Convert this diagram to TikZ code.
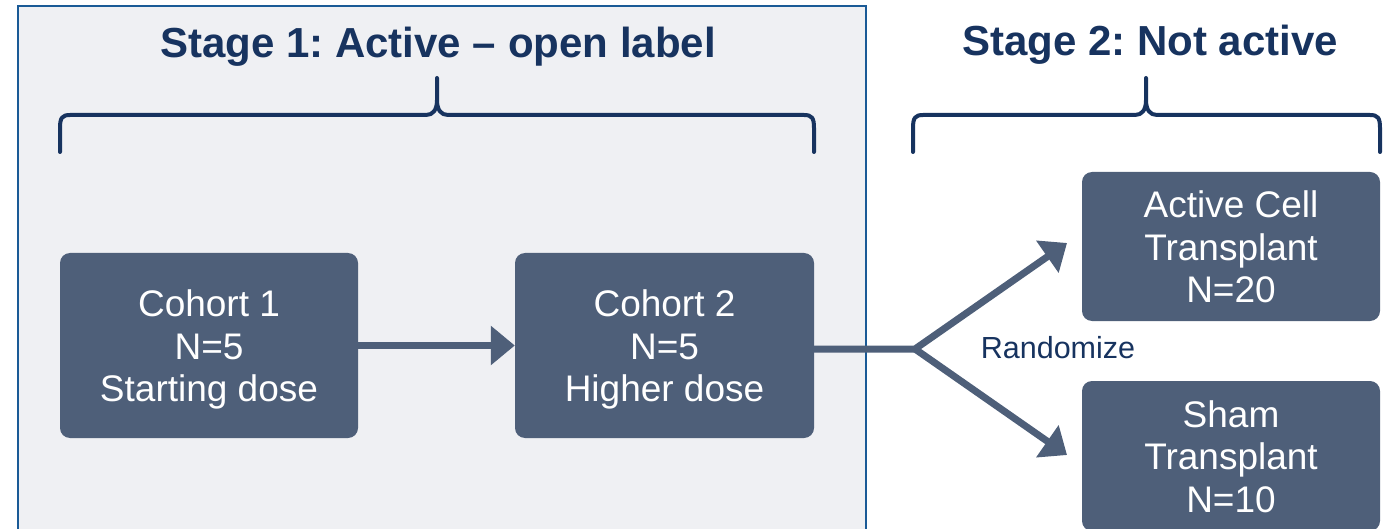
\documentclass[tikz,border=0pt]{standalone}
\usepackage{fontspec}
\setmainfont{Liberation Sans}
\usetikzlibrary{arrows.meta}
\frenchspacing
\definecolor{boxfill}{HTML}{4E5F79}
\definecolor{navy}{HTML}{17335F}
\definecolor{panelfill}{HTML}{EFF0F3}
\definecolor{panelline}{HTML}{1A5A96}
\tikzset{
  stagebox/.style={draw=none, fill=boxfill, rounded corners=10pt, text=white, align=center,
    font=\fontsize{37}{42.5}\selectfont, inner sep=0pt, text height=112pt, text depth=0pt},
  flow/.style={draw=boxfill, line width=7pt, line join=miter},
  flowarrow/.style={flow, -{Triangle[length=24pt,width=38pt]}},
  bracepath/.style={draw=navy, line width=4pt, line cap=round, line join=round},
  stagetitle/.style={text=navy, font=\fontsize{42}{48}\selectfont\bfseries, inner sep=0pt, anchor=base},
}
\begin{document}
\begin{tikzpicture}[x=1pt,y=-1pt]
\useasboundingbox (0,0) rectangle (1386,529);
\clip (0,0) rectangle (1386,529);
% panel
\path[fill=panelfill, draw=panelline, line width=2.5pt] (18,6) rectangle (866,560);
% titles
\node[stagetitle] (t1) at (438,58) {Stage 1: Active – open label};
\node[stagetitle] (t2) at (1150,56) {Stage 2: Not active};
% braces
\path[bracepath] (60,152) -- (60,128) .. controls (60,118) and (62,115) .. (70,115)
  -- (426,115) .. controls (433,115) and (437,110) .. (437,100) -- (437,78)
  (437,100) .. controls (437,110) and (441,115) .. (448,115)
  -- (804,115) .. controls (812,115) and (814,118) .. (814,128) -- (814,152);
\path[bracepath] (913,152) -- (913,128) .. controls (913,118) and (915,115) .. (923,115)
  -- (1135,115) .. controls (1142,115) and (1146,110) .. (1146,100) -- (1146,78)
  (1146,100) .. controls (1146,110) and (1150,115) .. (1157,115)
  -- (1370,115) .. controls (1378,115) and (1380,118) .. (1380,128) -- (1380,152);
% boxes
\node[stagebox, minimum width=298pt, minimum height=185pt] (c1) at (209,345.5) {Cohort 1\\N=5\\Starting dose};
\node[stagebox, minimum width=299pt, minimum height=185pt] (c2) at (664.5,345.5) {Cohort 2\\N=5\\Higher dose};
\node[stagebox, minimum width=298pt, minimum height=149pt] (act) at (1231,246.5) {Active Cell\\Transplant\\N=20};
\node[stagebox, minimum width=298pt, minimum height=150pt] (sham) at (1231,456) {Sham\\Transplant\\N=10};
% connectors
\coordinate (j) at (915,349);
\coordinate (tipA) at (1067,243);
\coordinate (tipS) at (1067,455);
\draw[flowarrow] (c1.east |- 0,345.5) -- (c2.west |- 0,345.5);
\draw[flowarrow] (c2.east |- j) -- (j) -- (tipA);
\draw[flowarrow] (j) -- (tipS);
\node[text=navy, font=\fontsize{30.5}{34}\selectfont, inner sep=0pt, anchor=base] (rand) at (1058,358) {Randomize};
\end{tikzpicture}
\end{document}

☆ ☆ ☆

Output the data exactly. Pictures don't belong in the result.

- **PROBLEM SOLUTION**:
Convert this diagram to TikZ code.
\documentclass[tikz,border=0pt]{standalone}
\usepackage{fontspec}
\setmainfont{Liberation Sans}
\usetikzlibrary{arrows.meta}
\frenchspacing
\definecolor{boxfill}{HTML}{4E5F79}
\definecolor{navy}{HTML}{17335F}
\definecolor{panelfill}{HTML}{EFF0F3}
\definecolor{panelline}{HTML}{1A5A96}
\tikzset{
  stagebox/.style={draw=none, fill=boxfill, rounded corners=10pt, text=white, align=center,
    font=\fontsize{37}{42.5}\selectfont, inner sep=0pt, text height=112pt, text depth=0pt},
  flow/.style={draw=boxfill, line width=7pt, line join=miter},
  flowarrow/.style={flow, -{Triangle[length=24pt,width=38pt]}},
  bracepath/.style={draw=navy, line width=4pt, line cap=round, line join=round},
  stagetitle/.style={text=navy, font=\fontsize{42}{48}\selectfont\bfseries, inner sep=0pt, anchor=base},
}
\begin{document}
\begin{tikzpicture}[x=1pt,y=-1pt]
\useasboundingbox (0,0) rectangle (1386,529);
\clip (0,0) rectangle (1386,529);
% panel
\path[fill=panelfill, draw=panelline, line width=2.5pt] (18,6) rectangle (866,560);
% titles
\node[stagetitle] (t1) at (438,58) {Stage 1: Active – open label};
\node[stagetitle] (t2) at (1150,56) {Stage 2: Not active};
% braces
\path[bracepath] (60,152) -- (60,128) .. controls (60,118) and (62,115) .. (70,115)
  -- (426,115) .. controls (433,115) and (437,110) .. (437,100) -- (437,78)
  (437,100) .. controls (437,110) and (441,115) .. (448,115)
  -- (804,115) .. controls (812,115) and (814,118) .. (814,128) -- (814,152);
\path[bracepath] (913,152) -- (913,128) .. controls (913,118) and (915,115) .. (923,115)
  -- (1135,115) .. controls (1142,115) and (1146,110) .. (1146,100) -- (1146,78)
  (1146,100) .. controls (1146,110) and (1150,115) .. (1157,115)
  -- (1370,115) .. controls (1378,115) and (1380,118) .. (1380,128) -- (1380,152);
% boxes
\node[stagebox, minimum width=298pt, minimum height=185pt] (c1) at (209,345.5) {Cohort 1\\N=5\\Starting dose};
\node[stagebox, minimum width=299pt, minimum height=185pt] (c2) at (664.5,345.5) {Cohort 2\\N=5\\Higher dose};
\node[stagebox, minimum width=298pt, minimum height=149pt] (act) at (1231,246.5) {Active Cell\\Transplant\\N=20};
\node[stagebox, minimum width=298pt, minimum height=150pt] (sham) at (1231,456) {Sham\\Transplant\\N=10};
% connectors
\coordinate (j) at (915,349);
\coordinate (tipA) at (1067,243);
\coordinate (tipS) at (1067,455);
\draw[flowarrow] (c1.east |- 0,345.5) -- (c2.west |- 0,345.5);
\draw[flowarrow] (c2.east |- j) -- (j) -- (tipA);
\draw[flowarrow] (j) -- (tipS);
\node[text=navy, font=\fontsize{30.5}{34}\selectfont, inner sep=0pt, anchor=base] (rand) at (1058,358) {Randomize};
\end{tikzpicture}
\end{document}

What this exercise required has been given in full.